Mattur (or Mathoor) is a village in Shivamogga district near the city of Shivamogga in Karnataka state, India, known for the usage of Sanskrit for day-to-day communication, although the general language of the state is Kannada. Mattur is known for being one of the few Sanskrit-speaking villages of India. Their native language is Sankethi, which is a mixture of Sanskrit, Tamil and Kannada.

Mattur is located by the Tunga River around 4 kilometres from Shivamogga and has long been known as a centre of learning for Sanskrit and Vedic studies. According to copper plate inscriptions preserved by the archaeology department, Mattur, along with neighbouring Hosahalli, was gifted to the people by the emperor of Vijayanagara in 1512.

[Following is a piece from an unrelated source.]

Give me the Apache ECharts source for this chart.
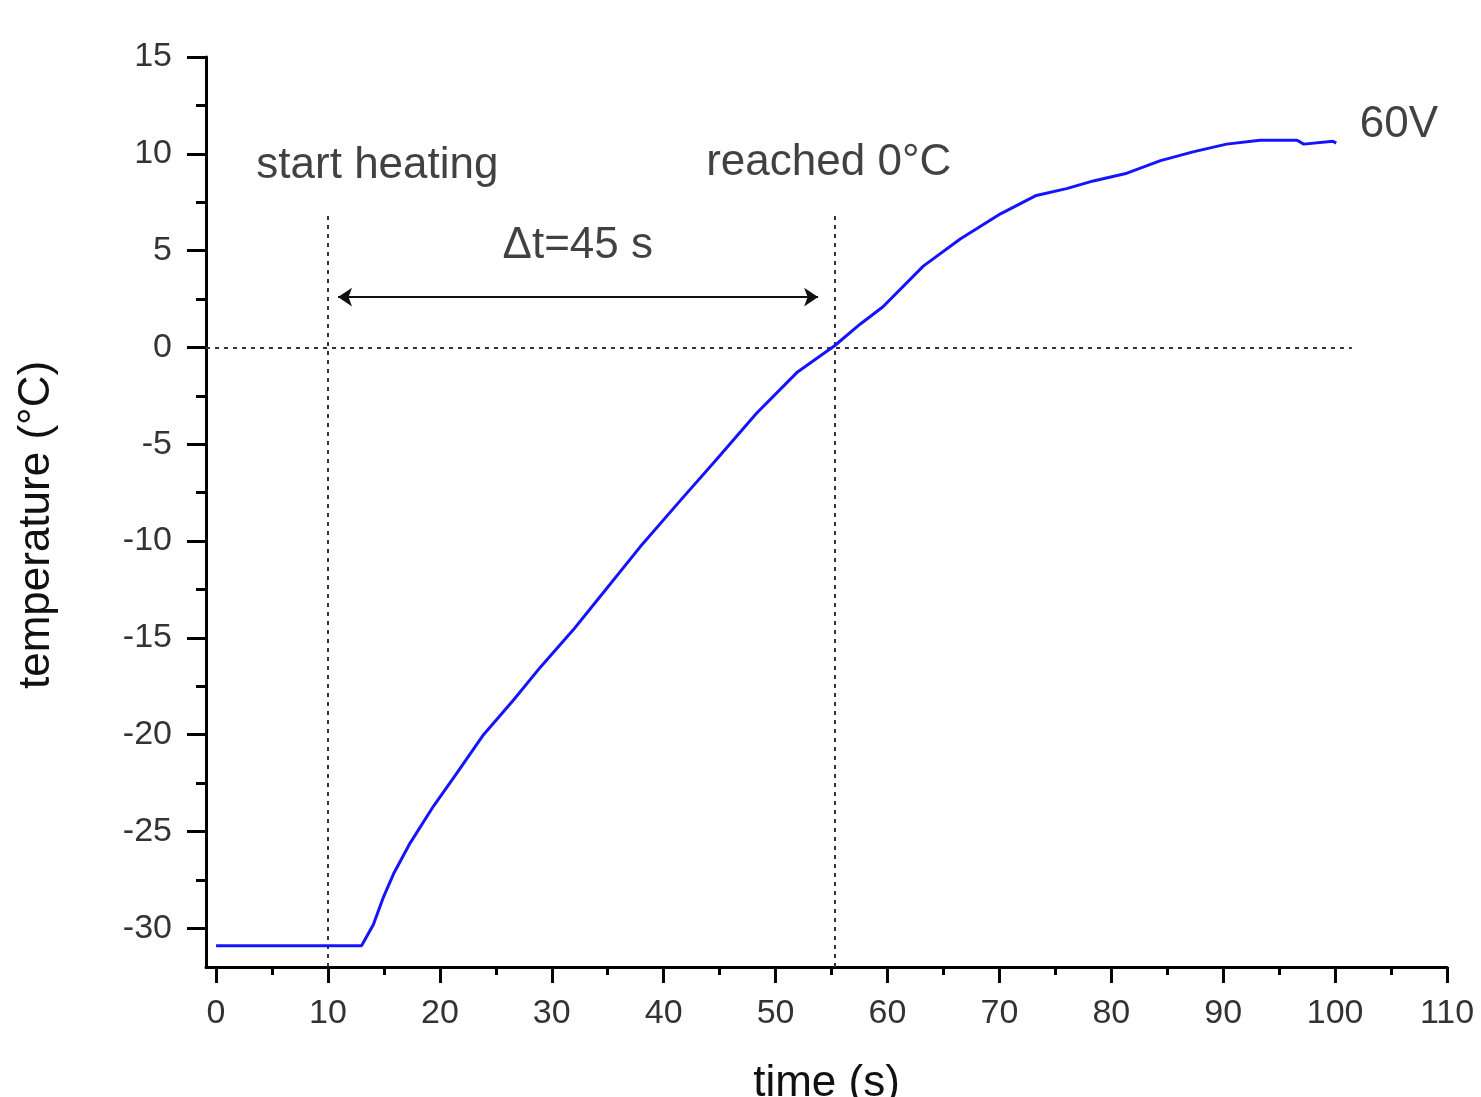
<!DOCTYPE html>
<html>
<head>
<meta charset="utf-8">
<script src="https://cdn.jsdelivr.net/npm/echarts@6/dist/echarts.min.js"></script>
<style>
  html, body { margin: 0; padding: 0; background: #fff; }
  #chart { width: 1481px; height: 1097px; }
</style>
</head>
<body>
<div id="chart"></div>
<script>
// ---- data ----
const timeS = [0, 13.0, 14.06, 14.95, 15.85, 17.34, 19.42, 21.5, 23.9, 26.6, 29.0, 31.9, 34.0, 37.9, 41.5, 44.7, 48.3, 51.9, 55.3, 57.55, 59.6, 63.2, 66.5, 70.1, 73.3, 76.0, 78.4, 81.4, 84.4, 87.3, 90.3, 93.3, 96.6, 97.2, 99.8, 100.1];
const tempC = [-30.9, -30.9, -29.8, -28.4, -27.2, -25.6, -23.7, -22.0, -20.0, -18.2, -16.5, -14.6, -13.1, -10.3, -7.9, -5.8, -3.4, -1.3, 0.1, 1.2, 2.1, 4.2, 5.6, 6.9, 7.85, 8.2, 8.6, 9.0, 9.65, 10.1, 10.5, 10.7, 10.7, 10.5, 10.65, 10.55];

const xMajorTicks = [0, 10, 20, 30, 40, 50, 60, 70, 80, 90, 100, 110];
const xMinorTicks = [5, 15, 25, 35, 45, 55, 65, 75, 85, 95, 105];
const yMajorTicks = [-30, -25, -20, -15, -10, -5, 0, 5, 10, 15];
const yMinorTicks = [-27.5, -22.5, -17.5, -12.5, -7.5, -2.5, 2.5, 7.5, 12.5];

const xRange = [-0.9, 110];
const yRange = [-32, 15];

// reference lines: [x1, y1, x2, y2]
const startHeatingLine = [10, -32, 10, 7.0];
const reachedZeroLine = [55.3, -32, 55.3, 6.8];
const zeroLine = [-0.9, 0, 101.5, 0];
const deltaArrow = [10.9, 2.6, 53.8, 2.6];

// annotations: [x, y, text] (left edge, vertical middle)
const annotations = [
  [3.6, 9.4, 'start heating'],
  [43.8, 9.55, 'reached 0°C'],
  [25.6, 5.27, '\u0394t=45 s'],
  [102.2, 11.47, '60V']
];

const FONT = '"Liberation Sans", Arial, Helvetica, sans-serif';

const chart = echarts.init(document.getElementById('chart'), null, { renderer: 'canvas' });

function seg(a) { return [{ coord: [a[0], a[1]] }, { coord: [a[2], a[3]] }]; }

const option = {
  animation: false,
  backgroundColor: '#fff',
  grid: { left: 206, right: 34, top: 57, bottom: 130, containLabel: false, outerBoundsMode: 'none' },
  xAxis: [
    {
      type: 'value', min: xRange[0], max: xRange[1],
      axisLine: { onZero: false, lineStyle: { color: '#000', width: 3 } },
      axisTick: { show: true, customValues: xMajorTicks, length: 16, lineStyle: { color: '#000', width: 3 } },
      axisLabel: { customValues: xMajorTicks, margin: 30, fontSize: 34, color: '#333', fontFamily: FONT },
      splitLine: { show: false },
      name: 'time (s)', nameLocation: 'middle', nameGap: 95,
      nameTextStyle: { fontSize: 44, color: '#111', fontFamily: FONT }
    },
    {
      type: 'value', min: xRange[0], max: xRange[1], position: 'bottom',
      axisLine: { show: false, onZero: false },
      axisTick: { show: true, customValues: xMinorTicks, length: 8, lineStyle: { color: '#000', width: 3 } },
      axisLabel: { show: false },
      splitLine: { show: false }
    }
  ],
  yAxis: [
    {
      type: 'value', min: yRange[0], max: yRange[1],
      axisLine: { show: true, onZero: false, lineStyle: { color: '#000', width: 3 } },
      axisTick: { show: true, customValues: yMajorTicks, length: 19, lineStyle: { color: '#000', width: 3 } },
      axisLabel: { customValues: yMajorTicks, margin: 34, fontSize: 34, color: '#333', fontFamily: FONT },
      splitLine: { show: false },
      name: 'temperature (°C)', nameLocation: 'middle', nameGap: 147, nameRotate: 90,
      nameTextStyle: { fontSize: 44, color: '#111', fontFamily: FONT, padding: [0, 26, 0, 0] }
    },
    {
      type: 'value', min: yRange[0], max: yRange[1], position: 'left',
      axisLine: { show: false, onZero: false },
      axisTick: { show: true, customValues: yMinorTicks, length: 10, lineStyle: { color: '#000', width: 3 } },
      axisLabel: { show: false },
      splitLine: { show: false }
    }
  ],
  series: [
    {
      name: '60V',
      type: 'line',
      data: timeS.map((t, i) => [t, tempC[i]]),
      showSymbol: false,
      symbol: 'none',
      lineStyle: { color: '#1414ff', width: 3 },
      z: 5,
      silent: true
    },
    {
      type: 'line',
      data: [],
      silent: true,
      markLine: {
        silent: true,
        symbol: ['none', 'none'],
        label: { show: false },
        lineStyle: { color: '#333', width: 2, type: [4, 5] },
        data: [seg(startHeatingLine), seg(reachedZeroLine), seg(zeroLine)]
      }
    },
    {
      type: 'line',
      data: [],
      silent: true,
      markLine: {
        silent: true,
        symbol: ['arrow', 'arrow'],
        symbolSize: [14, 14],
        label: { show: false },
        lineStyle: { color: '#111', width: 2, type: 'solid' },
        data: [seg(deltaArrow)]
      }
    },
    {
      type: 'scatter',
      silent: true,
      symbolSize: 0,
      data: annotations,
      label: {
        show: true,
        position: [0, 0],
        align: 'left',
        verticalAlign: 'middle',
        fontSize: 44,
        color: '#111',
        fontFamily: FONT,
        formatter: p => p.data[2]
      }
    }
  ]
};

chart.setOption(option);
</script>
</body>
</html>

Sanskrit is the main language of a majority of the 5,000 residents of this village and is a required subject in schools. This rare trait received a significant boost in 1982 when Vishvesha Theertha, pontiff of Udupi's Pejawara Matha, visited the Mattur and dubbed it, "the Sanskrit village". The village has produced over 30 professors of Sanskrit who teach in universities across Karnataka.

Mattur's twin village, Hosahalli, shares almost all the qualities of Mattur. Hosahalli is situated across the bank of the Tunga River. These two villages are almost always referred to together. Mattur and Hosahalli are known for their efforts to support Gamaka art, which is a unique form of singing and storytelling in Karnataka.

Mattur has traditionally been home to a community of Sankethi Brahmins among its residents. It has a temple of Rama, a Shivalaya, Someshwara Temple and Lakshmikeshava Dhurga Temple.